Filmmaker: How many cast and crew were there?

Horowitz: Most of the time the crew was around 11 or 12 people each day, but I think the entire head count of everyone that worked on the film turned out to be 26 or something like that.

On the first day of filming we got our bus stuck in the street in the mud and the Amish couldn’t get through with their carts and horses. They were all standing on the side of the road watching us try to get this bus out of the mud, and we went over and I started talking to them. We met this Amish kid and were asking if we could just talk to them, learn some more things, and they agreed to met us and speak with us.

We were supposed to meet them after a baseball game they had one day. He called us early saying, “We can met you guys earlier, the other team didn’t show up so we couldn’t play baseball today.” I looked around and I realized we had exactly 11 people as cast and crew. I said, “These Amish kids just lost their baseball team, do we want to go play baseball against the Amish?” We went out and met them and we started playing baseball and all these older Amish guys showed up and got really angry at the Amish kids and kicked us out.

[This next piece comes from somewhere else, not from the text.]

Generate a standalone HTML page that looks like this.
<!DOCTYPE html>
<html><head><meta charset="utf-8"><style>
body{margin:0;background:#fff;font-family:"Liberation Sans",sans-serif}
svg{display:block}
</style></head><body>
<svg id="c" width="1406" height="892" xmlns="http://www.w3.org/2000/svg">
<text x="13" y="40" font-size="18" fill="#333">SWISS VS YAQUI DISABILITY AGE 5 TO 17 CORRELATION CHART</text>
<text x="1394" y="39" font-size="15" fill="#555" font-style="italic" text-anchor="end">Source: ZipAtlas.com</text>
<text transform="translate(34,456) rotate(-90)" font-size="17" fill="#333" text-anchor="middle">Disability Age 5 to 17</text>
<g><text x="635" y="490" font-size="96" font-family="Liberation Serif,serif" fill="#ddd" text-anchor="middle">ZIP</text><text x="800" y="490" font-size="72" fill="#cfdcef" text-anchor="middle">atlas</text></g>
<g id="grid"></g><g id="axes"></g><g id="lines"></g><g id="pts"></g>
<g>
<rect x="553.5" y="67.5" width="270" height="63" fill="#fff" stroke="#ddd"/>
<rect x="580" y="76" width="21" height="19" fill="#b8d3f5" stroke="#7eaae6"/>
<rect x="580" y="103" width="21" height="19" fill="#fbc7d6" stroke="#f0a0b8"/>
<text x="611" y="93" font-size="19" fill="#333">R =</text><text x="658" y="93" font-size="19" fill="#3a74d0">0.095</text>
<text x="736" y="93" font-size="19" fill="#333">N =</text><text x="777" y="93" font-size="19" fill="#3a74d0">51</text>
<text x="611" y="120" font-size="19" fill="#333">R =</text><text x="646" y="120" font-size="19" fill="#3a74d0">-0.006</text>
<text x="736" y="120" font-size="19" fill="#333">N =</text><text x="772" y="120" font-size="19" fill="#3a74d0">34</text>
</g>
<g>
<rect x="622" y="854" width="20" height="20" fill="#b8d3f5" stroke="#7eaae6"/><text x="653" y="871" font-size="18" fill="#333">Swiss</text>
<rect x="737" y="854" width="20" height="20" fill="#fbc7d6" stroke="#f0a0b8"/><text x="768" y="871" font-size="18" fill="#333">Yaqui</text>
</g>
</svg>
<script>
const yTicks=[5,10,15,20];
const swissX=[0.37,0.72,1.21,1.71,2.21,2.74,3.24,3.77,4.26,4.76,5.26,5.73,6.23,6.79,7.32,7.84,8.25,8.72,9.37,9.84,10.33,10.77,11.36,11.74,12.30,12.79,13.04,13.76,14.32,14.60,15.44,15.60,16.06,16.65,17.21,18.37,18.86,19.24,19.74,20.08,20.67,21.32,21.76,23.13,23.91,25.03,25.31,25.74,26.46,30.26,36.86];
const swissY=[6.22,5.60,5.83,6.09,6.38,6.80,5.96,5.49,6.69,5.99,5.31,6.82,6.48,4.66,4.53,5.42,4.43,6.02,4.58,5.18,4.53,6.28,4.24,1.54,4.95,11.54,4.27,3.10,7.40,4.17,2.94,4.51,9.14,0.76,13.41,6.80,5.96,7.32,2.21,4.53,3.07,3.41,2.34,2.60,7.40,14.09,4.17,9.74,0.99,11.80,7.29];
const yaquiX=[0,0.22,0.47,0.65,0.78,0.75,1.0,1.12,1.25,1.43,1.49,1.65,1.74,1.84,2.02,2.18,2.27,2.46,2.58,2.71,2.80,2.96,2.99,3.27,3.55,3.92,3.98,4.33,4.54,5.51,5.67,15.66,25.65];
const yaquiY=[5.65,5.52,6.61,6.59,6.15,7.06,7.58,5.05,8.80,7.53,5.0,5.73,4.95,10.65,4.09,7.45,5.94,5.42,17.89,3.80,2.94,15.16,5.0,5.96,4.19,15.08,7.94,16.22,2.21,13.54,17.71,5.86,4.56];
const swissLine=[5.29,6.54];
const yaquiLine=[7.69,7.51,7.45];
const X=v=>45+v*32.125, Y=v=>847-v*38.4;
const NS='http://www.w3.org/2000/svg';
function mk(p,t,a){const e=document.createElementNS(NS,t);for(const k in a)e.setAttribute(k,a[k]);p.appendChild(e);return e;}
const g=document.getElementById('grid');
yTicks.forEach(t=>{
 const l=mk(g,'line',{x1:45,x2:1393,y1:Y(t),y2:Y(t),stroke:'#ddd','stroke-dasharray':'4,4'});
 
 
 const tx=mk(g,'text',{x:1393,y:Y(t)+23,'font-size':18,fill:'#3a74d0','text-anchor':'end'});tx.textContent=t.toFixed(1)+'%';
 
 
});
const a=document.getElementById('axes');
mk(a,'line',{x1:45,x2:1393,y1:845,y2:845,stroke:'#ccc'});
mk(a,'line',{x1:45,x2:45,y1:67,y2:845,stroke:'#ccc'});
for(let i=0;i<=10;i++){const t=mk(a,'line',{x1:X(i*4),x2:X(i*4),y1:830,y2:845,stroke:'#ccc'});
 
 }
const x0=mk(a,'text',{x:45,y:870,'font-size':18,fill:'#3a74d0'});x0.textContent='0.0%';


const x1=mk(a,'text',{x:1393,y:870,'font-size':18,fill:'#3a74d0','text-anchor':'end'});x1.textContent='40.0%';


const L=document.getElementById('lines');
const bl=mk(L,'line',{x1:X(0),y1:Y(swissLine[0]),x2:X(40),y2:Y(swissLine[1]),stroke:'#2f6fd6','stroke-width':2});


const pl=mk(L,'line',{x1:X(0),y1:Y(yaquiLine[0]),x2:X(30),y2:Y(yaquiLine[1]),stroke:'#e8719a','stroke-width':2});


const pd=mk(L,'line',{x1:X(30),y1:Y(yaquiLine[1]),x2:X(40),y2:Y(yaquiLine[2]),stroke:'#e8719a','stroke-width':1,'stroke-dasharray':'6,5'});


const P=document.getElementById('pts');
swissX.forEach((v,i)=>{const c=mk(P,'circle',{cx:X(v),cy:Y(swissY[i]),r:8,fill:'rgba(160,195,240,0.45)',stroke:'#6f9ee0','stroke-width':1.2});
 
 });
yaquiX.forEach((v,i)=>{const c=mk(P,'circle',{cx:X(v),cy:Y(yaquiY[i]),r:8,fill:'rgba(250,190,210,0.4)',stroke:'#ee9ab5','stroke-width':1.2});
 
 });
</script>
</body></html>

Filmmaker: How was it edited?

Forte: We had a desktop that I built on-set in an attic, and it was a combination of me and one other person who was sometimes a DIT and helped me out. We would log the SSD mags into the computer and we’d make two or three copies depending on how many hard drives we had available. Then we started cutting together sequences at night. By the time we finished shooting we had about a quarter of the movie done. We had sequences cut together, they weren’t finished and completely composed but they were in the timeline. It was edited in Adobe Premiere Pro Creative Cloud on Windows 8.1.

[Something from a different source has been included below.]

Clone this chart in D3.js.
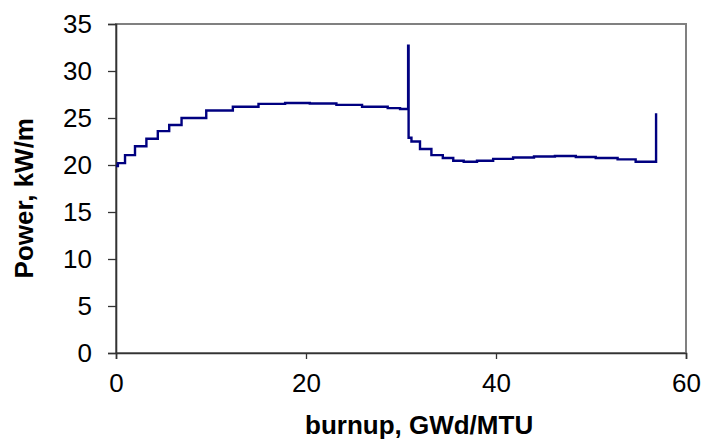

Filmmaker: How long were you in post after you finished shooting?

Horowitz: We wrapped production August 1st and we had screeners ready by the time we made it to AFM [American Film Market] in November. I think it was about three quarters of the way edited in November when we went to AFM and I think we finished it by December. So we turned the whole movie around in five months in post.

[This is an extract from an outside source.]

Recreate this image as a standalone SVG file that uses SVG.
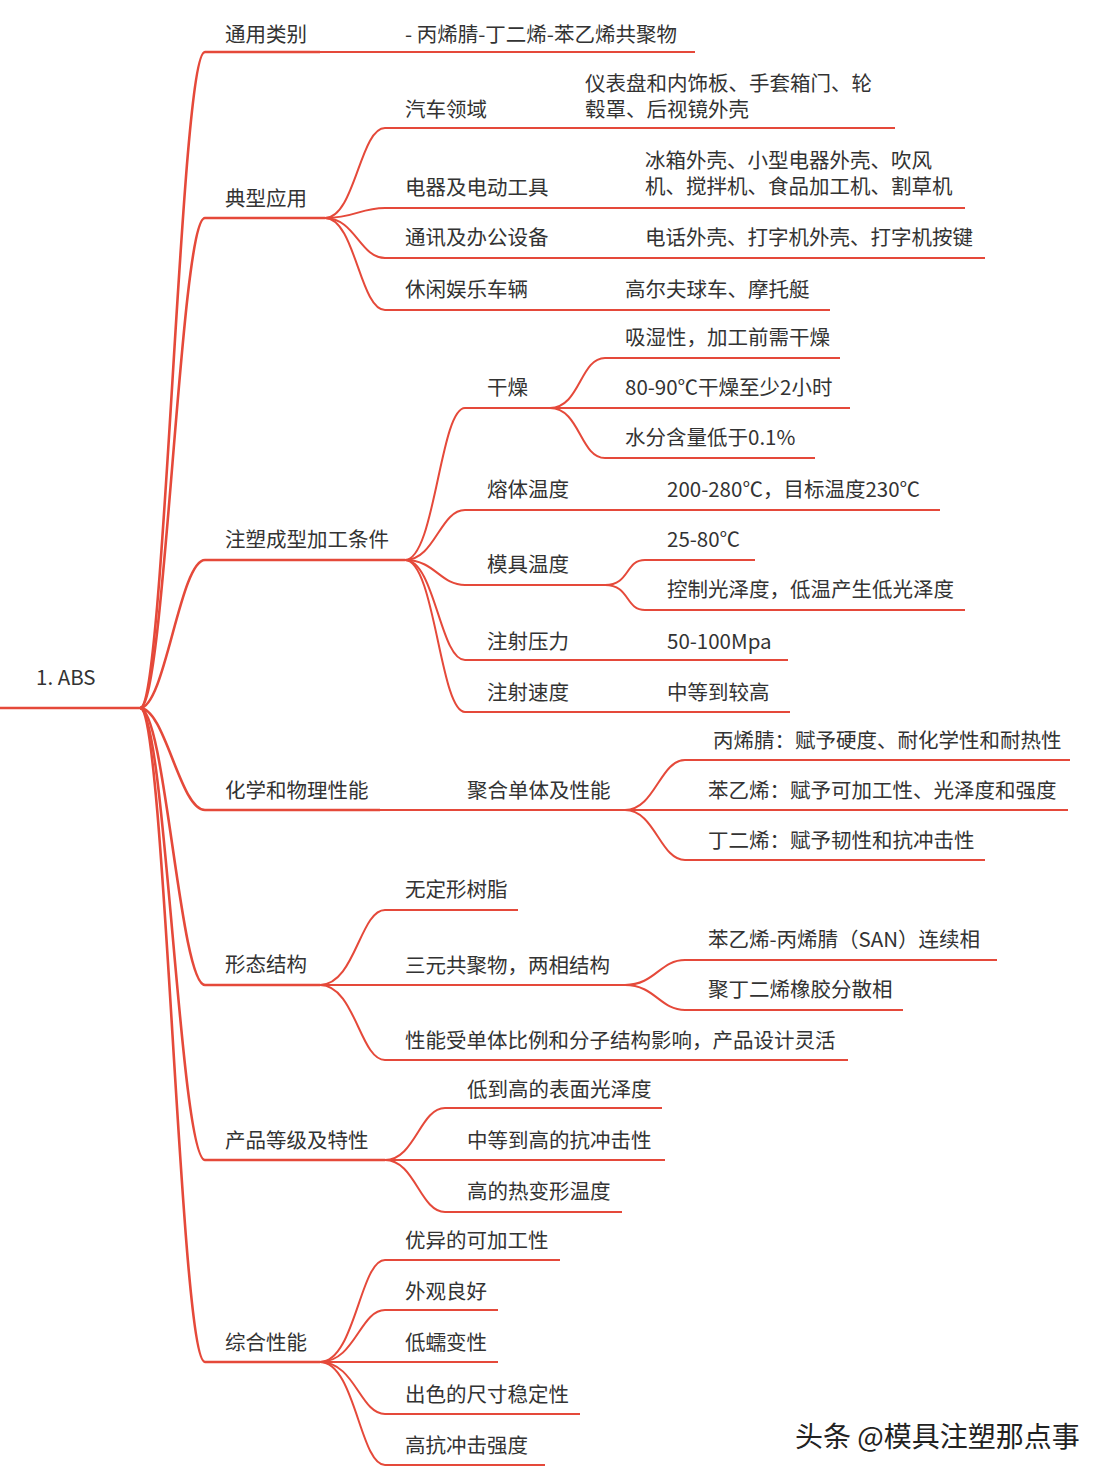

Filmmaker: Looking back, is there anything you would do differently?

Horowitz: There’s so many things we’d do differently. Half the things went wrong. The most difficult thing about shooting on a low budget is that when problems arise you don’t have a lot of money to throw at them to make them go away. I think every filmmaker says they should have raised more money, but that was definitely the hardest part.

The thing we had to be the most flexible about was the story. I know writer-directors who don’t want to change things if for some reason something goes wrong. They’ll just reschedule it for another day and make it take longer and longer, and I definitely didn’t want to be one of those filmmakers who is constantly working on a low budget movie until it’s perfected. It’s never going to be perfect, it’s a low-budget movie, so we had to reinvent things as we went long.

I’m not proud to say that only about 50% of what I wrote before we started shooting made it into the film. The other 50% of the film we had to make up on the spot. I literally rewrote entire scenes with the cast sitting around me waiting for me to hand out their lines. And this is only because things would go wrong, people’s schedules wouldn’t work, and our deadline was to make it to AFM by November.


Forte: I would definitely have more people on hand for DIT. Unfortunately we didn’t have union labor, so we didn’t have people that were skilled with the cameras we were using. I was the only person that truly understood how these cameras were built, how to put them together, how to break them down, how the workflow worked as far as editing. I had to teach as much as I could to these people and then monitor them and micro-manage everything. I definitely wish we would have either hired people who knew more about the systems or spent a lot more time with these people before we shot and taught them everything they needed to know.

Filmmaker: What are you working on right now?

Horowitz: We have a new film that’s coming out. We’re under a nondisclosure agreement and we’re not allowed to talk about too much of it, but it’s definitely going to be another film that is on the edge of technology. It’s going to be shot in 6K and will be shown in 4K.